We know that people in the lesbian, gay, bisexual, trans and intersex (LGBTI) community continue to face discrimination in many areas of life, despite decades of equal opportunity laws in Victoria. This is why the Commission works to raise awareness of the issues central to the LGBTI community. The Commission:
- works with rights holders to have a targeted impact
- works with duty holders to have a systemic impact
- leads the community conversation to help everyone take action and support equality.
Some recent examples of this include:
- Respectful reporting - Gender identity, an easy-to-use gender identity reporting guide to help counter the misgendering that still occurs in the media which can be particularly harmful to trans people.
- Transgender people in sport guidelines, provides practical guidance for sporting clubs and organisations about promoting an inclusive environment, being proactive in preventing discrimination and responding appropriately if it occurs.
- Transgender at work guidelines, a major piece of work with the support of Transgender Victoria to develop equal opportunity practice guidelines for employers working with transgender staff. We're continuing to promote and build on the guidelines – in particular we've developed a package of targeted training for employers on gender identity discrimination and supporting transitioning employees. We recently updated these guidelines – largely to incorporate new federal protections – and will continue to update and promote them.
- Fair go, sport!, a project to increase awareness of sexual and gender diversity and promote safe and inclusive sporting environments.
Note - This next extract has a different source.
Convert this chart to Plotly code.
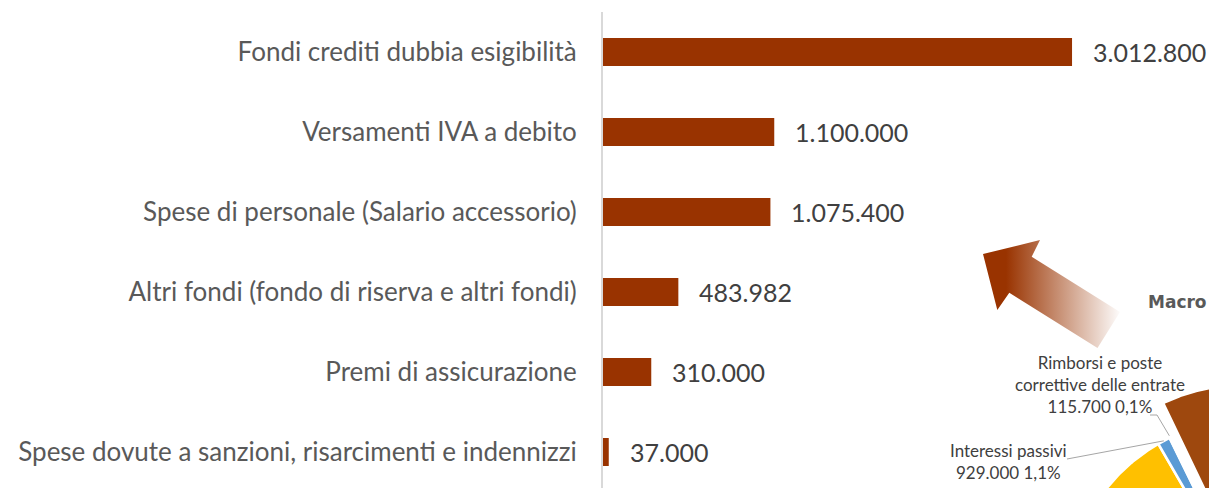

We've had great success with Hockey Victoria and other sporting organisations and the program has also been a success in selected schools where it is helping to create safe and inclusive environments for same-sex attracted and sex and gender diverse (SSASGD) students, primarily through sport.
- Our partnership in the national No to Homophobia campaign to end homophobic, transphobic and biphobic harassment.
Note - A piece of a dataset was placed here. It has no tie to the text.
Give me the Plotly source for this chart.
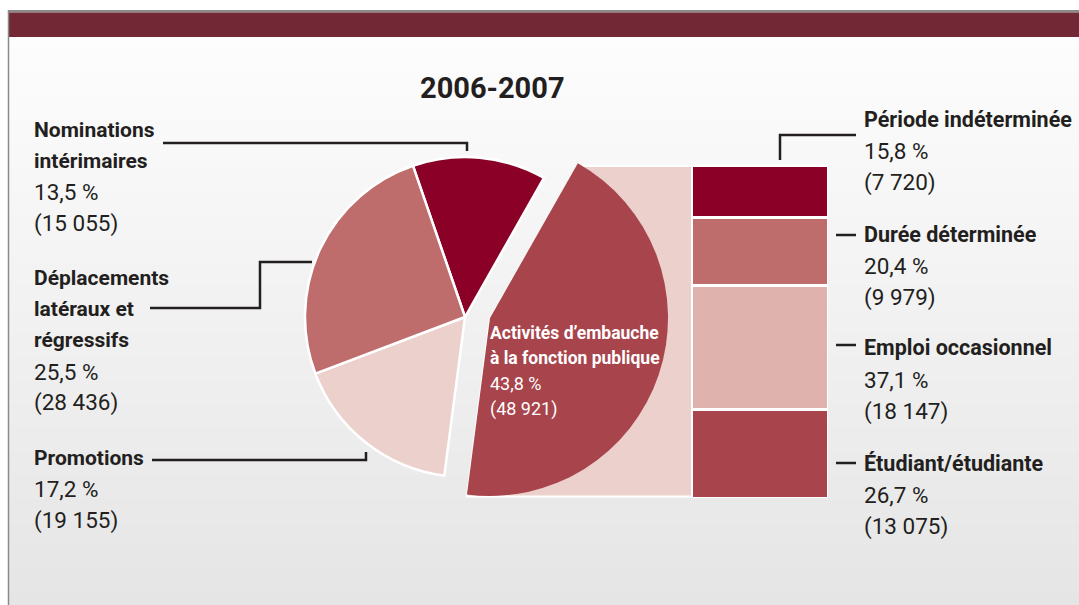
import math
import plotly.graph_objects as go

W, H = 1079, 605

# ---------------- data ----------------
title_text = "2006-2007"

pie_labels = ["Nominations<br>intérimaires",
              "Activités d’embauche<br>à la fonction publique",
              "Promotions",
              "Déplacements<br>latéraux et<br>régressifs"]
pie_counts = [15055, 48921, 19155, 28436]
pie_pcts = [13.5, 43.8, 17.2, 25.5]
pie_colors = ["#8B0026", "#A8444C", "#EBD0CB", "#BE6D6C"]

bar_labels = ["Étudiant/étudiante", "Emploi occasionnel", "Durée déterminée", "Période indéterminée"]
bar_counts = [13075, 18147, 9979, 7720]
bar_pcts = [26.7, 37.1, 20.4, 15.8]
bar_colors = ["#A8444C", "#E0B2AD", "#BE6D6C", "#8B0026"]

# ---------------- helpers ----------------
FONT = "Roboto, Liberation Sans, sans-serif"
INK = "#231F20"


def X(px):
    return px / W


def Y(py):
    return 1 - py / H


def fmt_pct(p):
    return f"{p:.1f}".replace(".", ",") + " %"


def fmt_cnt(n):
    return f"{n:,}".replace(",", " ")


def block_lines(label, pct, cnt):
    lines = [(s, True) for s in label.split("<br>")]
    lines += [(fmt_pct(pct), False), (f"({fmt_cnt(cnt)})", False)]
    return lines


# geometry (pixels)
cx1, cy1, r1 = 465, 317, 160        # main pie
cx2, cy2, r2 = 490, 318, 178        # exploded slice
rotation = -19
bar_l, bar_r, bar_t, bar_b = 691, 828, 165, 498

fig = go.Figure()

# main pie (exploded slice hidden)
main_cols = [c if i != 1 else "rgba(0,0,0,0)" for i, c in enumerate(pie_colors)]
main_line = ["white" if i != 1 else "rgba(0,0,0,0)" for i in range(4)]
fig.add_trace(go.Pie(
    labels=pie_labels, values=pie_counts, sort=False, direction="clockwise",
    rotation=rotation, textinfo="none", hoverinfo="label+percent",
    marker=dict(colors=main_cols, line=dict(color=main_line, width=2.5)),
    domain=dict(x=[X(cx1 - r1), X(cx1 + r1)], y=[Y(cy1 + r1), Y(cy1 - r1)]),
    showlegend=False,
))

# exploded slice
exp_cols = [c if i == 1 else "rgba(0,0,0,0)" for i, c in enumerate(pie_colors)]
fig.add_trace(go.Pie(
    labels=pie_labels, values=pie_counts, sort=False, direction="clockwise",
    rotation=rotation, textinfo="none", hoverinfo="label+percent",
    marker=dict(colors=exp_cols, line=dict(width=0)),
    domain=dict(x=[X(cx2 - r2), X(cx2 + r2)], y=[Y(cy2 + r2), Y(cy2 - r2)]),
    showlegend=False,
))

# stacked bar
for lab, cnt, col in zip(bar_labels, bar_counts, bar_colors):
    fig.add_trace(go.Bar(
        x=[0], y=[cnt], width=1, name=lab, marker=dict(color=col, line=dict(color="white", width=3)),
        showlegend=False, hoverinfo="name+y",
    ))

fig.update_layout(
    barmode="stack",
    width=W, height=H,
    margin=dict(l=0, r=0, t=0, b=0),
    paper_bgcolor="white", plot_bgcolor="rgba(0,0,0,0)",
    xaxis=dict(domain=[X(bar_l), X(bar_r)], range=[-0.5, 0.5], visible=False, fixedrange=True),
    yaxis=dict(domain=[Y(bar_b), Y(bar_t)], range=[0, sum(bar_counts)], visible=False, fixedrange=True),
    font=dict(family=FONT, color=INK),
)

shapes = []
# background gradient
n = 48
top, bot = 37, H
c0, c1 = 253, 229
for i in range(n):
    y0 = top + (bot - top) * i / n
    y1 = top + (bot - top) * (i + 1) / n + 0.5
    v = round(c0 + (c1 - c0) * (i + 0.5) / n)
    shapes.append(dict(type="rect", xref="paper", yref="paper", x0=X(9), x1=1, y0=Y(y1), y1=Y(y0),
                       fillcolor=f"rgb({v},{v},{v})", line=dict(width=0), layer="below"))
# header
shapes.append(dict(type="rect", xref="paper", yref="paper", x0=X(8), x1=1, y0=Y(12.5), y1=Y(10),
                   fillcolor="#8A8A8A", line=dict(width=0), layer="below"))
shapes.append(dict(type="rect", xref="paper", yref="paper", x0=X(9), x1=1, y0=Y(37), y1=Y(12.5),
                   fillcolor="#722935", line=dict(width=0), layer="below"))
shapes.append(dict(type="line", xref="paper", yref="paper", x0=X(8.5), x1=X(8.5), y0=0, y1=Y(10),
                   line=dict(color="#8A8A8A", width=1.5), layer="below"))

# connector between exploded slice and bar
tot = sum(pie_counts)
a0 = math.radians(rotation + 360 * pie_counts[0] / tot)
a1 = math.radians(rotation + 360 * (pie_counts[0] + pie_counts[1]) / tot)
tx = cx2 + r2 * math.sin(a0)
bx = cx2 + r2 * math.sin(a1)
pts = [(tx, bar_t + 1), (bar_l + 1, bar_t + 1), (bar_l + 1, bar_b - 1.5), (bx, bar_b - 1.5), (cx2, cy2)]
path = "M " + " L ".join(f"{X(a):.5f},{Y(b):.5f}" for a, b in pts) + " Z"
shapes.append(dict(type="path", xref="paper", yref="paper", path=path, fillcolor="#EBD0CB",
                   line=dict(color="white", width=2), layer="below"))


def leader(points):
    p = "M " + " L ".join(f"{X(a):.5f},{Y(b):.5f}" for a, b in points)
    shapes.append(dict(type="path", xref="paper", yref="paper", path=p,
                       line=dict(color=INK, width=2.5), layer="above"))


leader([(163, 143), (467, 143), (467, 151)])
leader([(150, 308), (260, 308), (260, 262), (312, 262)])
leader([(152, 460), (366, 460), (366, 452)])
leader([(780, 160), (780, 135), (856, 135)])
for yy in (235, 345, 463):
    leader([(836, yy), (856, yy)])

fig.update_layout(shapes=shapes)

ann = []
ann.append(dict(text=f"<b>{title_text}</b>", x=X(492), y=Y(88), xref="paper", yref="paper",
                xanchor="center", yanchor="middle", showarrow=False, font=dict(size=29, color=INK)))


def add_block(lines, x, y_first, step, size_b, size_r, color):
    for k, (txt, bold) in enumerate(lines):
        ann.append(dict(text=f"<b>{txt}</b>" if bold else txt, x=X(x), y=Y(y_first + k * step),
                        xref="paper", yref="paper", xanchor="left", yanchor="middle", align="left",
                        showarrow=False, font=dict(size=size_b if bold else size_r, color=color)))


left_first = {0: 130, 3: 278, 2: 458}
for i, y0 in left_first.items():
    add_block(block_lines(pie_labels[i], pie_pcts[i], pie_counts[i]), 32, y0, 31.2, 21, 22.5, INK)

add_block(block_lines(pie_labels[1], pie_pcts[1], pie_counts[1]), 488, 333, 25.2, 17.5, 18, "white")

right_first = {3: 119, 2: 234, 1: 348, 0: 463}
for i, y0 in right_first.items():
    add_block(block_lines(bar_labels[i], bar_pcts[i], bar_counts[i]), 862, y0, 31.5, 21.5, 22.5, INK)

fig.update_layout(annotations=ann)

fig.write_html("out.html")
- An organisational supporter of the Safe Schools Coalition, supporting gender diversity and sexual diversity in Australian schools.
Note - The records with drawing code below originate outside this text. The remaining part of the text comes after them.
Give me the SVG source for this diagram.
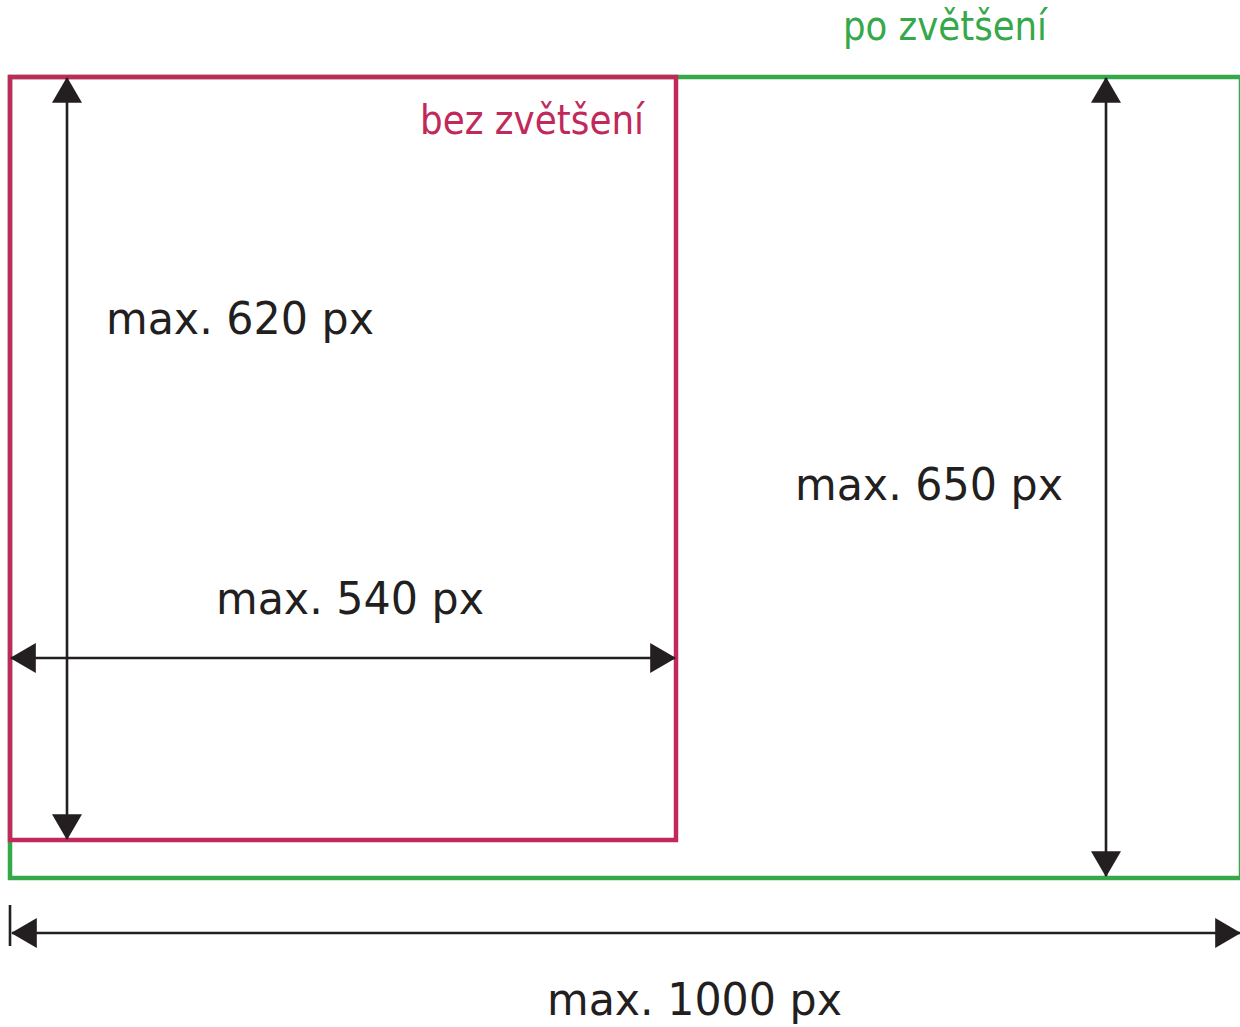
<svg xmlns="http://www.w3.org/2000/svg" width="1240" height="1027" viewBox="0 0 1240 1027">
<style>
.lbl{font-family:"DejaVu Sans Condensed","DejaVu Sans",sans-serif;}
.dim{font-size:45px;fill:#231f20;}
.cap{font-size:40px;}
.dl{stroke:#231f20;stroke-width:2.6;fill:none;}
</style>
<defs>
<marker id="ah" markerUnits="userSpaceOnUse" markerWidth="26" markerHeight="30" viewBox="0 0 25 29" refX="24" refY="14.5" orient="auto-start-reverse">
<path d="M0,0 L25,14.5 L0,29 z" fill="#231f20"/>
</marker>
</defs>
<rect width="1240" height="1027" fill="#ffffff"/>
<g id="po-zvetseni">
<rect x="10" y="77" width="1231" height="801" fill="none" stroke="#35a84a" stroke-width="4.5"/>
<text class="lbl cap" x="843" y="40" fill="#35a84a" textLength="204" lengthAdjust="spacingAndGlyphs">po zvětšení</text>
</g>
<g id="bez-zvetseni">
<rect x="10" y="77" width="666" height="763" fill="none" stroke="#c1295a" stroke-width="4.5"/>
<text class="lbl cap" x="420" y="134" fill="#c1295a" textLength="224" lengthAdjust="spacingAndGlyphs">bez zvětšení</text>
</g>
<g id="connectors">
<line class="dl" x1="67" y1="78" x2="67" y2="839" marker-start="url(#ah)" marker-end="url(#ah)"/>
<line class="dl" x1="11" y1="658" x2="675" y2="658" marker-start="url(#ah)" marker-end="url(#ah)"/>
<line class="dl" x1="1106" y1="78" x2="1106" y2="876" marker-start="url(#ah)" marker-end="url(#ah)"/>
<line class="dl" x1="12" y1="933" x2="1240" y2="933" marker-start="url(#ah)" marker-end="url(#ah)"/>
<line class="dl" x1="10" y1="905" x2="10" y2="946"/>
</g>
<g id="labels">
<text class="lbl dim" x="106" y="334" textLength="268" lengthAdjust="spacingAndGlyphs">max. 620 px</text>
<text class="lbl dim" x="216" y="614" textLength="268" lengthAdjust="spacingAndGlyphs">max. 540 px</text>
<text class="lbl dim" x="795" y="500" textLength="268" lengthAdjust="spacingAndGlyphs">max. 650 px</text>
<text class="lbl dim" x="547" y="1015" textLength="295" lengthAdjust="spacingAndGlyphs">max. 1000 px</text>
</g>
</svg>
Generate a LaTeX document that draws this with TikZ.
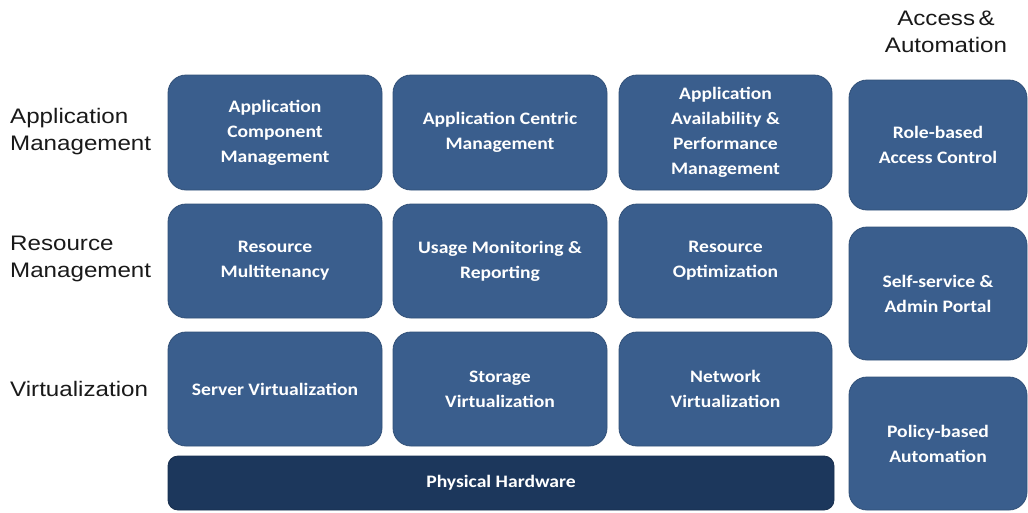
\documentclass[tikz,border=0pt]{standalone}
\usepackage{fontspec}
\usepackage{tikz}
\usetikzlibrary{positioning, calc}
\newfontfamily\boxfont[FakeStretch=1.12]{Carlito}
\newfontfamily\labfont[FakeStretch=1.15]{Liberation Sans}
\definecolor{boxblue}{HTML}{3A5E8D}
\definecolor{hwblue}{HTML}{1C375C}
\tikzset{
  layerbox/.style={draw=boxblue!85!black, line width=0.8pt, fill=boxblue, rounded corners=18pt,
    text=white, align=center, font=\boxfont\bfseries\fontsize{17.5}{25}\selectfont},
  hwbox/.style={layerbox, fill=hwblue, draw=hwblue!85!black, rounded corners=10pt},
  layerlabel/.style={anchor=west, align=left, inner sep=0pt, text=black!90,
    font=\labfont\fontsize{21}{27}\selectfont}
}

\begin{document}
\begin{tikzpicture}[x=1pt, y=-1pt]

  \useasboundingbox (0,0) rectangle (1028,512);

  % layer labels

  \node[layerlabel] (applab) at (10,132) {Application\\Management};
  \node[layerlabel] (reslab) at (10,259) {Resource\\Management};
  \node[layerlabel] (virtlab) at (10,389) {Virtualization};
  \node[layerlabel, anchor=center, align=center] (acclab) at (946,32) {Access\,\&\\Automation};

  % application management

  \node[layerbox, minimum width=214pt, minimum height=115pt] (appcomp) at (275,132.5) {Application\\Component\\Management};
  \node[layerbox, minimum width=214pt, minimum height=115pt] (appcent) at (500,132.5) {Application Centric\\Management};
  \node[layerbox, minimum width=213pt, minimum height=115pt] (appavail) at (725.5,132.5) {Application\\Availability \&\\Performance\\Management};

  % resource management

  \node[layerbox, minimum width=214pt, minimum height=114pt] (resmulti) at (275,261) {Resource\\Multitenancy};
  \node[layerbox, minimum width=214pt, minimum height=114pt] (usage) at (500,261) {Usage Monitoring \&\\Reporting};
  \node[layerbox, minimum width=213pt, minimum height=114pt] (resopt) at (725.5,261) {Resource\\Optimization};

  % virtualization

  \node[layerbox, minimum width=214pt, minimum height=114pt] (servvirt) at (275,389) {Server Virtualization};
  \node[layerbox, minimum width=214pt, minimum height=114pt] (storvirt) at (500,389) {Storage\\Virtualization};
  \node[layerbox, minimum width=213pt, minimum height=114pt] (netvirt) at (725.5,389) {Network\\Virtualization};

  \node[hwbox, minimum width=666pt, minimum height=54pt] (hw) at (501,483) {Physical Hardware};

  % access & automation

  \node[layerbox, minimum width=178pt, minimum height=130pt] (rbac) at (938,145) {Role-based\\Access Control};
  \node[layerbox, minimum width=178pt, minimum height=133pt] (selfserv) at (938,293.5) {Self-service \&\\Admin Portal};
  \node[layerbox, minimum width=178pt, minimum height=133pt] (policy) at (938,443.5) {Policy-based\\Automation};

\end{tikzpicture}
\end{document}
- Our involvement with the inaugural Pride Cup in May 2014, which was held between Yarra Valley and Yarra Glen football/netball clubs. We've continued to work with clubs to discuss sexual and gender diversity in sport and tackle homophobia on and off the field.
- Achieving changes to the change of gender policy at VicRoads and changes in the sex and gender categories for recruitment to the Victorian Public Service.
- Partnering with Darebin and Hobson's Bay councils during Midsumma 2014 to run a public forum about the work that local governments are doing at all levels to engage with and support LGBTI people – from their own staff through to groups within the community.
- We also regularly run education and consultancy workshops with workplaces and community organisations to raise awareness about discrimination and human rights.
A note on language and terminology
The Commission respects diversity of all kinds. We acknowledge the significance of language. The use of particular words can be empowering or disempowering. We also acknowledge that the use of terminology is contested and can change over time.
The Commission has created this section of its website to make information about LGBTI rights issues more accessible to the community. In doing so, we also want to acknowledge that LGBTI people form a diverse group and are subject to different discrimination and human rights issues. In particular, equality issues relating to trans and intersex people can be very different to those relating to sexual orientation.
However, we are mindful that some trans and intersex people feel strongly about the benefits of affiliation with the gay, lesbian and bisexual community. For this reason, and because of its use internationally, the Commission has used the initialisation 'LGBTI' which stands for lesbian, gay, bisexual, trans and intersex.
These are not all terms that appear in the Equal Opportunity Act 2010. Depending on their circumstances, people may find a range of protections from discrimination on the basis of sex, physical features, lawful sexual activity, sexual orientation, gender identity and disability.
We acknowledge that some of the terms and definitions used in the Equal Opportunity Act 2010 do not reflect the way people identify, and in the case of intersex status, do not separately protect the attribute. This is an issue for the Victorian Parliament to consider, noting more recent advances in federal anti-discrimination law.
We also acknowledge that sex, physical characteristics, sexual orientation and gender identity is only one aspect of a person's total identity. Other parts of the Commission's website will be relevant to members of the LGBTI community. Transgender Victoria has a useful list of definitions of words used in the community.